On Tuesday, Peter Navarro, former Trump trade adviser, reported to the Federal Correctional Institution in Miami to begin a four-month sentence for two misdemeanor counts of contempt of Congress. His crime: The Harvard-educated economist wouldn’t testify or hand over documents to Congress. “I’m pissed,” he told reporters before the prison doors slammed behind him.

And so, Democrats see a win here. They gleefully slammed Republicans for failing to come up with articles of impeachment — as impeachment is the pretext for these hearings.

Fact is, there are House Republicans who won’t vote to impeach. They shouldn’t. There are no stipulated high crimes or misdemeanors. And one party without some support across the aisle should not use its power to overturn in election, especially when the election is months away.

Besides, the Democrat-controlled Senate won’t convict. So this exercise was simply performance art, without the art.

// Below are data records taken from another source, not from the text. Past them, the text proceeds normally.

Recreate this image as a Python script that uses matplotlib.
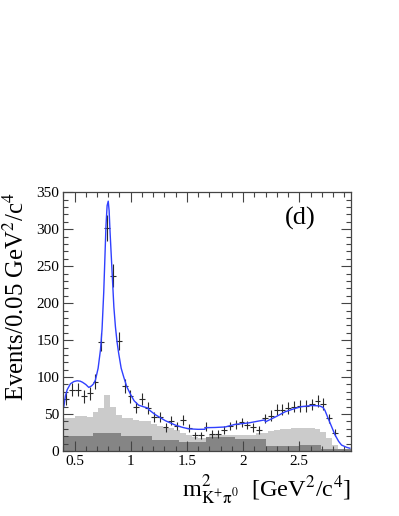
import numpy as np
import matplotlib
matplotlib.use("Agg")
import matplotlib.pyplot as plt
from matplotlib.ticker import MultipleLocator

plt.rcParams['font.family'] = ['Liberation Serif', 'DejaVu Serif']
plt.rcParams['mathtext.fontset'] = 'stix'

# binning of the data histogram
lo, bw = 0.4, 0.052
# data points (events per bin)
counts = [71, 83, 83, 74, 78, 94, 147, 302, 237, 149, 88, 74, 59, 70, 58, 46,
          46, 32, 41, 34, 42, 31, 21, 21, 33, 23, 23, 28, 34, 36, 39, 35, 32,
          28, 44, 48, 56, 56, 58, 60, 61, 61, 63, 68, 64, 44, 25]

# light grey background (per data bin)
light_vals = [44, 44, 47, 47, 46, 53, 58, 76, 60, 49, 45, 44, 42, 41, 40, 37,
              34, 33, 31, 28, 25, 21, 19, 18, 17, 22, 22, 22, 21.5, 21.7, 22,
              22, 22, 24, 25, 27, 28, 30, 30, 31, 31.6, 31.6, 31.6, 30, 26,
              18, 8, 3, 1, 0]

# dark grey background (coarse bins)
dark_edges = [0.4, 0.66, 0.91, 1.19, 1.43, 1.67, 1.93, 2.2, 2.5, 2.69, 2.96]
dark_vals = [20, 25, 20, 15.5, 12.5, 19, 16, 7, 8, 3]

# fit curve
fit_x = [0.405, 0.42, 0.435, 0.464, 0.495, 0.524, 0.55, 0.571, 0.6, 0.627,
         0.651, 0.67, 0.686, 0.71, 0.731, 0.745, 0.76, 0.77, 0.78, 0.79, 0.8,
         0.808, 0.815, 0.825, 0.835, 0.85, 0.864, 0.878, 0.893, 0.915, 0.938,
         0.965, 0.997, 1.03, 1.07, 1.11, 1.155, 1.16, 1.22, 1.308, 1.397,
         1.46, 1.515, 1.6, 1.66, 1.665, 1.75, 1.84, 1.93, 2.05, 2.19, 2.2,
         2.3, 2.373, 2.45, 2.52, 2.61, 2.68, 2.71, 2.728, 2.757, 2.79, 2.817,
         2.85, 2.876, 2.92, 2.95]
fit_y = [60, 75, 83, 91, 94, 95, 94.5, 93, 90, 86, 88, 91, 96, 112, 137, 165,
         215, 260, 305, 332, 338, 325, 300, 270, 240, 195, 168, 148, 132, 112,
         100, 87, 77, 68, 62, 60, 58, 56, 49, 41, 35, 32, 30, 29.3, 29.4, 31.5,
         31.8, 32.5, 36, 38, 42, 39.5, 47, 53, 57, 60, 61.5, 61, 59, 55, 44,
         32, 22, 13, 8, 5, 3.7]

x_ticks = [0.5, 1, 1.5, 2, 2.5]
x_ticklabels = ['0.5', '1', '1.5', '2', '2.5']
y_ticks = [0, 50, 100, 150, 200, 250, 300, 350]

fig = plt.figure(figsize=(3.99, 5.16), dpi=100)
ax = fig.add_axes([0.1586, 0.126, 0.7211, 0.5013])

light_edges = lo + bw * np.arange(len(light_vals) + 1)
ax.stairs(light_vals, light_edges, fill=True, color='#cbcbcb', lw=0)
ax.stairs(dark_vals, dark_edges, fill=True, color='#858585', lw=0)

centers = lo + bw * (np.arange(len(counts)) + 0.5)
counts = np.array(counts, dtype=float)
ax.errorbar(centers, counts, yerr=np.sqrt(counts), xerr=bw / 2, fmt='none',
            ecolor='#2a2a2a', elinewidth=0.8, capsize=0)

ax.plot(fit_x, fit_y, color='#3040ff', lw=1.0)

ax.set_xlim(0.4, 2.96)
ax.set_ylim(0, 350)
ax.set_xticks(x_ticks)
ax.set_xticklabels(x_ticklabels)
ax.set_yticks(y_ticks)
ax.xaxis.set_minor_locator(MultipleLocator(0.1))
ax.yaxis.set_minor_locator(MultipleLocator(10))
ax.tick_params(which='both', direction='in', top=True, right=True,
               labelsize=11, pad=3, color='#444444', width=0.8)
ax.tick_params(which='major', length=7)
ax.tick_params(which='minor', length=3.5)
for s in ax.spines.values():
    s.set_color('#444444')
    s.set_linewidth(0.9)

ax.set_ylabel(r'Events/0.05 GeV$^{2}$/c$^{4}$', fontsize=17.8, loc='top')
ax.yaxis.set_label_coords(-0.12, 1.0)
ax.set_xlabel(r'm$^{2}_{\mathrm{K^{+}\pi^{0}}}$  [GeV$^{2}$/c$^{4}$]',
              fontsize=17.5, loc='right')
ax.xaxis.set_label_coords(1.0, -0.08)

ax.text(0.823, 0.9, '(d)', transform=ax.transAxes, fontsize=19,
        ha='center', va='center')

fig.savefig('out.png', dpi=100)
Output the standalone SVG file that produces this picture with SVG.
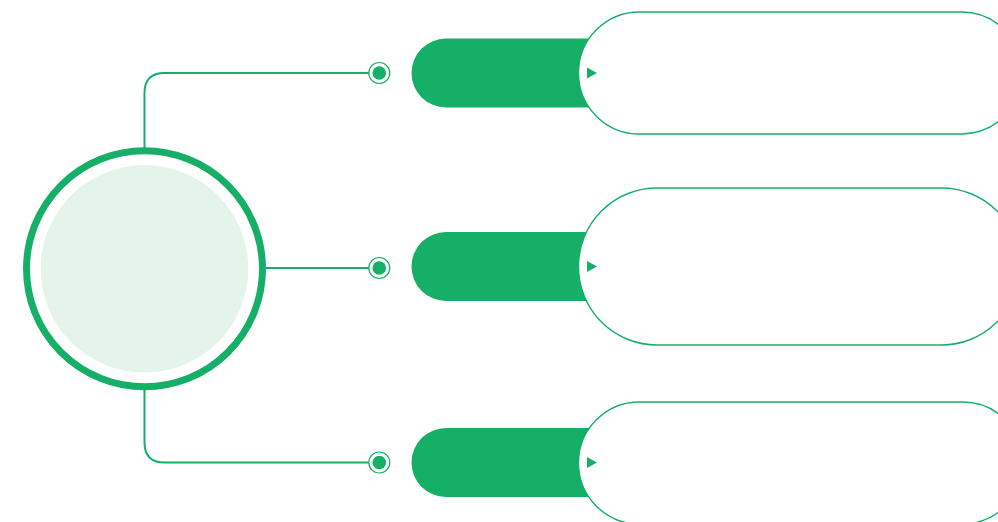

At the end of the day, Americans understand that at a time when Hunter Biden was torching his career and reputation, he nonetheless was raking in millions by waving the family name. And according to Special Counsel David Weiss, who has filed tax evasion and gun charges against Hunter Biden, the president’s son plowed that money into “drugs, escorts and girlfriends, luxury hotels and rental properties, exotic cars, clothing, and other items of a personal nature — in short, everything but his taxes.”

Former business partner Tony Bobulinski summed it up well when, according to The Wall Street Journal, he said, “Just read the latest motion by the Department of Justice related to Hunter Biden’s criminal indictments in California. The DOJ states that he made large sums of money for very little work.” It’s called the “Biden lift.”